Accounting uses the data that bookkeeping produces to analyze the financial health of your business, prepare tax returns, and provide strategic financial advice. An accountant or CPA typically handles:

  • Preparing and filing tax returns
  • Financial statement analysis
  • Business planning and forecasting
  • Audit representation
  • Advising on business structure and entity type

Accounting is more analytical and advisory in nature. It requires a higher level of education and in many cases a CPA license.

Key Differences Between Bookkeeping and Accounting

  • Bookkeeping records transactions — accounting interprets them
  • Bookkeeping is ongoing daily or monthly work — accounting is periodic
  • Bookkeepers do not need a license — CPAs are licensed professionals
  • Bookkeeping costs less than accounting
  • Both work together — accurate bookkeeping makes accounting easier and more accurate

What Does a Small Business Actually Need

For most small businesses the answer is bookkeeping first. You need accurate, up-to-date records before anything else is possible. Without clean books your accountant cannot file your taxes accurately and you cannot make informed business decisions.

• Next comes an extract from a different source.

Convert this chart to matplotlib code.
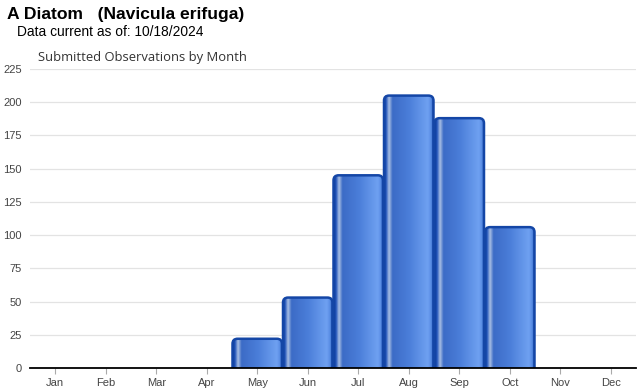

A typical small business in New York needs:

  • Monthly bookkeeping to keep records current
  • Payroll processing if you have employees
  • Tax return preparation once a year
  • Occasional accounting advice when making major business decisions

You do not need a full-time accountant or CPA for day-to-day operations. A bookkeeper handles the ongoing work at a lower cost, and you bring in a CPA only when needed for tax filing or complex financial decisions.

When Do You Need a CPA

You need a licensed CPA when you require:

  • Audited or reviewed financial statements
  • Official tax opinions or legal tax advice
  • Representation before the IRS in a formal audit
  • Complex business restructuring advice

For everything else — bookkeeping, payroll, tax return preparation, financial reporting — a licensed CPA is not required.

Summary

Bookkeeping and accounting serve different purposes. Most small businesses need reliable bookkeeping as their foundation. If your books are accurate and current, tax season is straightforward and business decisions are based on real numbers. Start with bookkeeping and add accounting services as your business grows.